MORSE: I've harvested 30 years without regulations, and we don't have any depletion on how we harvest.
SCHALIT: But there is conflicting evidence. Researchers at the University of Maine have found that some older rockweed beds don't regenerate after cutting. Overall, there has been little research on the effects of long-term harvesting. Regulation of the rockweed harvest in Maine is light. The state's recently passed rules, for example, have no harvest limits. They simply require harvesters to report their rockweed take and to leave at least 16 inches of the plant attached to the rock on which it grows. It's that degree of scientific uncertainty and the lack of comprehensive regulation that's led the Cobscook Bay Fishermen's Association, local Native Americans, and area conservationists to call for a moratorium on harvesting there. But Maine's Department of Marine Resources chief George LaPointe says he's not going to grant one.

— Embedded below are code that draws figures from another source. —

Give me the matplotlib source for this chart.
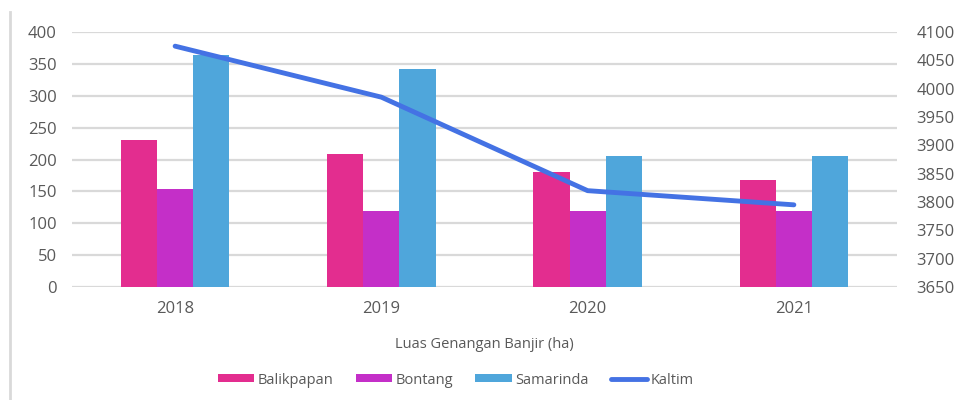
import matplotlib
matplotlib.use("Agg")
import matplotlib.pyplot as plt
import numpy as np
from matplotlib.patches import Patch
from matplotlib.lines import Line2D

years = ["2018", "2019", "2020", "2021"]
balikpapan = [230, 209, 180, 168]
bontang = [153, 119, 119, 119]
samarinda = [364, 342, 206, 206]
kaltim = [4075, 3985, 3820, 3795]

c_balik = "#E32D8F"
c_bont = "#C42FC8"
c_sama = "#4FA6DB"
c_kalt = "#4472E4"
grid_c = "#D9D9D9"
txt_c = "#595959"

plt.rcParams["font.family"] = ["Open Sans", "DejaVu Sans"]

W, H = 958, 400
fig = plt.figure(figsize=(W / 100, H / 100), dpi=100)
ax = fig.add_axes([72 / W, (H - 287) / H, 825 / W, 255 / H])

x = np.arange(len(years))
bw = 0.175
ax.bar(x - bw, balikpapan, bw, color=c_balik, zorder=2)
ax.bar(x, bontang, bw, color=c_bont, zorder=2)
ax.bar(x + bw, samarinda, bw, color=c_sama, zorder=2)

ax.set_xlim(-0.5, len(years) - 0.5)
ax.set_ylim(0, 400)
ax.set_yticks(np.arange(0, 401, 50))
ax.set_xticks(x)
ax.set_xticklabels(years)
ax.yaxis.grid(True, color=grid_c, linewidth=1.6, zorder=0)
ax.set_axisbelow(True)
for s in ax.spines.values():
    s.set_visible(False)
ax.tick_params(axis="both", length=0, labelsize=12, colors=txt_c)
ax.tick_params(axis="y", pad=11)
ax.tick_params(axis="x", pad=10)

ax2 = ax.twinx()
ax2.plot(x, kaltim, color=c_kalt, linewidth=3.5, solid_capstyle="round", zorder=3)
ax2.set_ylim(3650, 4100)
ax2.set_yticks(np.arange(3650, 4101, 50))
for s in ax2.spines.values():
    s.set_visible(False)
ax2.tick_params(axis="y", length=0, labelsize=12, colors=txt_c, pad=14)

fig.text(484 / W, 1 - 344 / H, "Luas Genangan Banjir (ha)", ha="center", va="center",
         fontsize=10.5, color=txt_c)

handles = [
    Patch(facecolor=c_balik, edgecolor="none"),
    Patch(facecolor=c_bont, edgecolor="none"),
    Patch(facecolor=c_sama, edgecolor="none"),
    Line2D([0], [0], color=c_kalt, linewidth=3.5, solid_capstyle="round"),
]
labels = ["Balikpapan", "Bontang", "Samarinda", "Kaltim"]
leg = fig.legend(handles, labels, loc="center", bbox_to_anchor=(456 / W, 1 - 380 / H),
                 ncol=4, frameon=False, fontsize=10.5, handlelength=2.5,
                 handleheight=0.45, handletextpad=0.25, columnspacing=1.5,
                 labelcolor=txt_c)

fig.add_artist(Line2D([10 / W, 10 / W], [0, 1 - 12 / H], transform=fig.transFigure,
                      color=grid_c, linewidth=2))

fig.savefig("out.png", dpi=100, facecolor="white")
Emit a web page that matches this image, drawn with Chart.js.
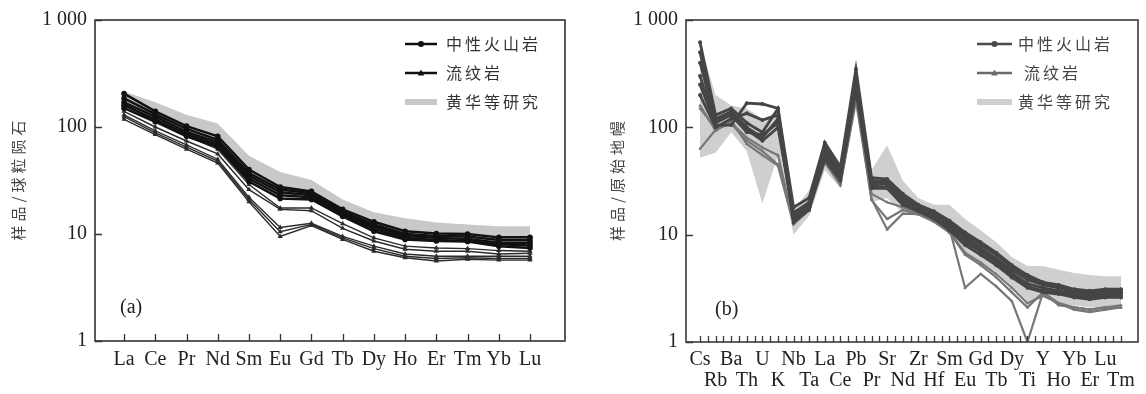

LaPOINTE: Clearly, rockweed is a major plant in the Cobscook Bay area. And you want to pay attention to your plant base, like you do anywhere else. But if you use that line of reasoning, do we allow no timber harvest? Inherently, that doesn't make sense to me.
SCHALIT: Anti-harvest advocates say they'll go around LaPointe and ask the state legislature to impose a long-term moratorium that will allow time for studies to be done. They have yet to find a sponsor for a bill before the mid-December legislative deadline. For their part, Acadian Seaplants officials declined to comment on tape. The company publicly stated their plans for harvesting in Cobscook Bay earlier this year, and according to Julie Keene Hodgkins and other fishermen, advertised for workers. But an Acadian Seaplants spokesperson says they did not harvest in Cobscook Bay last summer and they are unsure of the company's future plans in the area.
(Gulls)
SCHALIT: For Living on Earth, I'm Naomi Schalit in Edmunds, Maine.